Ben tevbeyi  çokça kabul eden ve çokça merhamet edenim.
( Âyetlerimizi) inkar etmiş ve kafir olarak ölmüşlere gelince, işte Allah'ın, meleklerine tüm insanların laneti onların üzerindedir.
 Onlar ebediyyen  lanet içinde kalırlar.
Artık ne azapları hafifletilir ne de  onların yüzlerine bakılır"
" İlahınız bir tek Allah'tır. O'ndan başka ilah yoktur.  O, Rahman'dır Rahim'dir"
(Bakara, 159, 160, 161, 162, 163)
 "Allah'ın indirdiği kitaptan bir şeyi gizleyip onu az bir değer ile değişenler yok mu, İşte onların yiyip de karınlarına doldurdukları ateşten başka bir şey değildir.
 Kıyamet günü Allah ne kendileriyle konuşur ne  de onları temize çıkarır.
 Orada onlar için can yakıcı bir azap vardır.
 Onlar hidayet  karşılığında sapıklığı, mağfirete bedel olarak da azabı satın almış kimselerdir.

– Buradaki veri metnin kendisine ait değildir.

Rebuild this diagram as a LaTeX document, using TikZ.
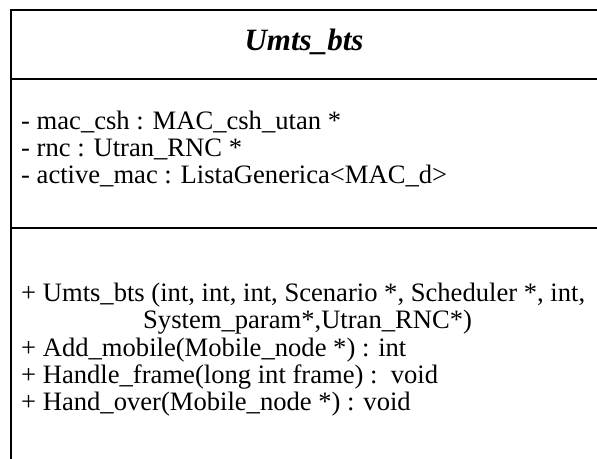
\documentclass[tikz,border=0pt]{standalone}
\usepackage{fontspec}
\setmainfont{Liberation Serif}
\begin{document}
\begin{tikzpicture}[x=1pt,y=-1pt,
  frame/.style={line width=2pt},
  member/.style={anchor=base west,inner sep=0pt,font=\fontsize{26.6}{27}\selectfont},
  classname/.style={anchor=base,inner sep=0pt,font=\fontsize{31}{31}\selectfont\bfseries\itshape}]
  \useasboundingbox (0,0) rectangle (597,458);
  \clip (0,0) rectangle (597,458);
  % class box outline and compartment separators
  \draw[frame] (11,460) -- (11,10) -- (600,10);
  \draw[frame] (10,79) -- (600,79);
  \draw[frame] (10,228) -- (600,228);
  % class name
  \node[classname] (title) at (304,50) {Umts\_bts};
  % attributes
  \node[member] (a1) at (21,129) {- mac\_csh : MAC\_csh\_utan *};
  \node[member] (a2) at (21,156) {- rnc : Utran\_RNC *};
  \node[member] (a3) at (21,183) {- active\_mac : ListaGenerica<MAC\_d>};
  % operations
  \node[member] (m1) at (21,301) {+ Umts\_bts (int, int, int, Scenario *, Scheduler *, int,};
  \node[member] (m1b) at (143,328) {System\_param*,Utran\_RNC*)};
  \node[member] (m2) at (21,356) {+ Add\_mobile(Mobile\_node *) : int};
  \node[member] (m3) at (21,383) {+ Handle\_frame(long int frame) :\ \ void};
  \node[member] (m4) at (21,410) {+ Hand\_over(Mobile\_node *) : void};
\end{tikzpicture}
\end{document}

Onlar ateşe karşı ne kadar dayanıklıdırlar.
 O azabın sebebi, Allah'ın, kitabı hak(ve hidayet olarak apaçık) indirmiş olmasıdır.
( Buna rağmen farklı yorum yapıp) kitapta ayrılığa düşenler, elbette derin bir anlaşmazlığın içine düşmüşlerdir"(Bakara, 174, 175, 176)
MESELA:
Kur'an'ın yanında din ve hüküm olarak başka kaynaklar edinip tevhid akidesini bozmaları,
" Dinlerini parça parça edip gruplara ayrılanlar var ya, senin onlarla hiçbir ilişkin yoktur.
 Onların işi Ancak Allah'a kalmıştır.
 Sonra Allah onlara yaptıklarını haber verecektir"
(En'am, 159)
MESELA:
 Kur'an'ın gerçeklerini bâtıla bulaştırmaları, batıl ile gizlemeleri, saflığını ve  temizliğini tahrip etmeleri, onu tanınmaz hale sokmaları,
"Bilerek hakkı batıl ile  karıştırmayın, (bile bile) hakkı gizlemeyin"(Bakara, 42)
Dolayısıyla Şia ve Ehli sünnet mezheplerinin muhaddis ve müctehidleri  bütün bu inkâr ve yalanlama  çeşitlerini işlemişlerdir.
Ehli sünnet ve Şia'nın kaynaklarındaki hurafe, yalan, uydurma, sapıklık, iftira olan rivayetlerin hepsi Kur'an'ı inkâr ve onu dolaylı yoldan yalan saymak anlamına geliyor.
Bir Suriyeli vatandaş ile sohbet ediyoruz, Kur'anda en az bin ayeti kerimenin  kabir azabının olmadığını açık olarak gösterir,  dediğimde
hayretler içerisinde kalarak dedi ki:
 "Ben, hayatımda hiç kimsenin böyle bir şey söylediğini duymadım "
  İŞTE İSLAM ALEMİNİN KUR'AN İLE İLİŞKİSİ.